Wednesday, October 28, 2015

Top 100 Songs From the 1990s (No. 5)

5. "True Love Travels on a Gravel Road"
Artist: Nick Lowe
Year: 1994

Nick Lowe has been a favorite since I was a lad, and the 1994 album 'The Impossible Bird' marked the beginning of a renaissance that continues to this day. I would take the six albums he has done since 'Bird' over the six he did before that in a Brentford minute. OK, I don't know what that means either, but if you do the math, that just leaves 'Jesus of Cool' and 'Labour of Lust,' and those are my No. 1 and No. 2, respectively, but I put 'The Impossible Bird' right there with his best work. Lowe didn't want to "become one of those thinning-haired, jowly old geezers who still does the same shtick they did when they were young, slim and beautiful," and his reinvention as a crooning balladeer has completely worked for me.

Today's song wasn't penned by Lowe, but I think his take is the best version on wax. "True Love Travels on a Gravel Road" was written by the country songwriting team of Dallas Frazier and Arthur Leo "Doodle" Owens and first released with little fanfare by Duane Dee in 1968. Elvis' recording is the most well known, but Percy Sledge's was the best... until Lowe took his turn. Lowe speaks of the tune with affection, saying, "I first heard "True Love Travels on a Gravel Road" on a compilation record that accompanied Peter Guralniek's book 'Sweet Soul Music.' I love the title, I love those sort of gospely words, and it has a lovely tune. Percy Sledge's version is kind of jaunty, where mine is a little more downbeat." He went on to say, "I love that thing where R&B meets country."

I'm going to include the lyrics for this one. Chances are these beautiful words will hit home for you... and yours. Enjoy the completely different version from Percy, too.
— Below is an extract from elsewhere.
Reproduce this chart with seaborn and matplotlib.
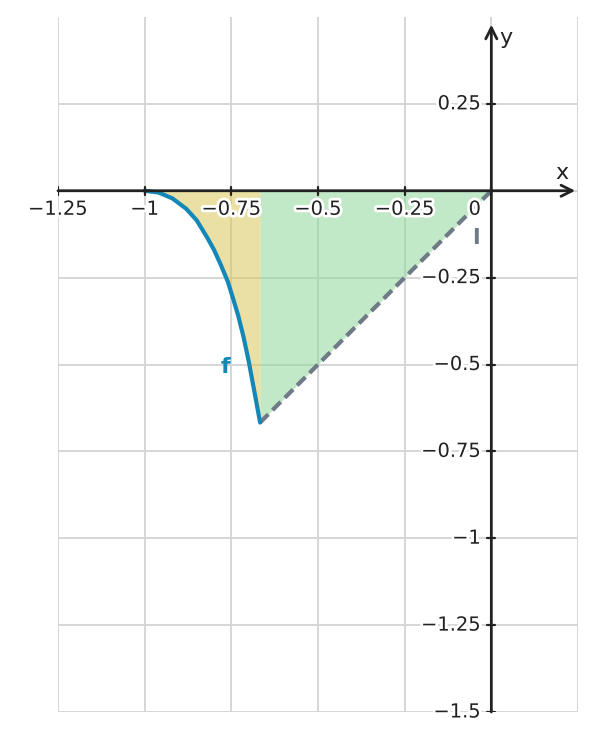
import numpy as np
import matplotlib
import matplotlib.pyplot as plt
import matplotlib.patheffects as pe
import seaborn as sns

sns.set_style("white")
plt.rcParams['font.family'] = ['DejaVu Sans']

# curve f
f_x = [-1.0, -0.96, -0.92, -0.88, -0.85, -0.82, -0.80, -0.78, -0.76,
       -0.745, -0.73, -0.715, -0.70, -0.685, -0.667]
f_y = [0.0, -0.005, -0.022, -0.052, -0.085, -0.134, -0.170, -0.214, -0.262,
       -0.310, -0.360, -0.420, -0.490, -0.570, -0.667]

# line l (dashed)
l_x = [-0.667, 0.0]
l_y = [-0.667, 0.0]

x_ticks = [-1.25, -1.0, -0.75, -0.5, -0.25, 0.0]
x_tick_labels = ['−1.25', '−1', '−0.75', '−0.5', '−0.25', '0']
y_ticks = [-1.5, -1.25, -1.0, -0.75, -0.5, -0.25, 0.25]
y_tick_labels = ['−1.5', '−1.25', '−1', '−0.75', '−0.5', '−0.25', '0.25']
x_grid = [-1.25, -1.0, -0.75, -0.5, -0.25, 0.0, 0.25]
y_grid = [-1.5, -1.25, -1.0, -0.75, -0.5, -0.25, 0.0, 0.25]

blue = '#1387b8'
grey = '#6e7a86'
dark = '#222222'

fig = plt.figure(figsize=(5.97, 7.41), dpi=100)
ax = fig.add_axes([58/597, 1 - 712/741, 520/597, 695/741])
ax.set_xlim(-1.25, 0.25)
ax.set_ylim(-1.5, 0.5)

for gx in x_grid:
    ax.axvline(gx, color='#d6d6d6', lw=1.4, zorder=0)
for gy in y_grid:
    ax.axhline(gy, color='#d6d6d6', lw=1.4, zorder=0)

# shaded regions
ax.fill_between(f_x, f_y, 0, color='#dcc85a', alpha=0.55, lw=0, zorder=1)
ax.fill_between(l_x, l_y, 0, color='#8fd69a', alpha=0.55, lw=0, zorder=1)

sns.lineplot(x=l_x, y=l_y, ax=ax, color=grey, lw=3, sort=False, estimator=None, zorder=3)
ax.lines[-1].set_dashes([2.8, 1.4])
sns.lineplot(x=f_x, y=f_y, ax=ax, color=blue, lw=3, sort=False, estimator=None, zorder=4)

# axes with arrows
for s in ax.spines.values():
    s.set_visible(False)
ax.annotate('', xy=(0.242, 0), xytext=(-1.25, 0),
            arrowprops=dict(arrowstyle='->', color=dark, lw=2, shrinkA=0, shrinkB=0,
                            mutation_scale=20), zorder=5)
ax.annotate('', xy=(0, 0.478), xytext=(0, -1.5),
            arrowprops=dict(arrowstyle='->', color=dark, lw=2, shrinkA=0, shrinkB=0,
                            mutation_scale=20), zorder=5)

halo = [pe.withStroke(linewidth=4, foreground='white')]
ax.set_xticks([])
ax.set_yticks([])
for v, lab in zip(x_ticks, x_tick_labels):
    ax.plot([v, v], [-0.012, 0.012], color=dark, lw=1.6, zorder=5)
    dx = -0.048 if lab == '0' else 0
    ax.text(v + dx, -0.026, lab, ha='center', va='top', fontsize=14, color=dark,
            path_effects=halo, zorder=6)
for v, lab in zip(y_ticks, y_tick_labels):
    ax.plot([-0.012, 0.012], [v, v], color=dark, lw=1.6, zorder=5)
    ax.text(-0.03, v, lab, ha='right', va='center', fontsize=14, color=dark,
            path_effects=halo, zorder=6)

ax.text(0.205, 0.052, 'x', fontsize=16, color=dark, ha='center', va='center')
ax.text(0.043, 0.44, 'y', fontsize=16, color=dark, ha='center', va='center')
ax.text(-0.767, -0.507, 'f', fontsize=16, color=blue, fontweight='bold',
        ha='center', va='center')
ax.text(-0.043, -0.135, 'l', fontsize=16, color=grey, fontweight='bold',
        ha='center', va='center')

fig.savefig('out.png', dpi=100)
How many girls choose cotton dress worlds
When they could have satins and lace
And stand by her man, never once letting shade touch her face

How many hearts could live through all the winters
We've known and still not be cold?
True love travels on a gravel road

Love is a stranger and hearts are in danger
On smooth streets paved with gold
Oh, true love travels on a gravel road

Down through the years we've had hard times and tears
But they only helped our love grow
And we'll stay together no matter how strong the wind blows

Not once have I seen your blue eyes filled with envy
Or stray from the one that you hold
Oh, true love travels on a gravel road

Love is a stranger and hearts are in danger
On smooth streets paved with gold
Oh, true love travels on a gravel road
Yeah, true love travels on a gravel road
True love travels on a gravel road


charity chic said...

An inspired choice Brian

drew said...

I've never heard this version before. It is very good but I hate to disagree with you Brian but Elvis' version is the definitive one for me.

Brian said...

That's it, Drew. I'm coming over there. Better not have your window open tonight.
Actually, I can appreciate Elvis' passionate delivery, but the music is coming a little too close to that cornball era for me. Are you a fan of the In Memphis album?

drew said...

Love the In Memphis album with the exception of Moma Liked The Roses, dreadful, mawkish tripe.

George said...

Not heard any of the two versions posted, Brian, and have just played the Elvis version. And the Elvis one is the worst, I'm afraid Drew - insipid. Not terribly impressed with the Percy one either.

The Swede said...

Not wishing to add fuel to the fire, but may I suggest a fine alternative take by Elvis (, which is way less smooth and produced. Nick's version is superb too Brian.
Top 5 and there's still a name I'm waiting to see!

Echorich said...

Didn't see this one coming, but I can agree that Nick Lowe found some amazing mojo mid 90's and has gone from strength to strength since.

Brian said...

You're making me nervous, Swede. Hopefully I haven't disappointed you.

George, Kind of surprised you don't like Percy's version. I would have thought that was right up your alley. Can't tell if you liked Lowe's and am afraid to ask.

Echorich, Love when a mature artist can surprise us with a second life, and Lowe's reinvention is one of the best. There are a couple on this list that are as good now as they ever were... Hitchcock is the one that immediately comes to mind. And he didn't need a reinvention at all.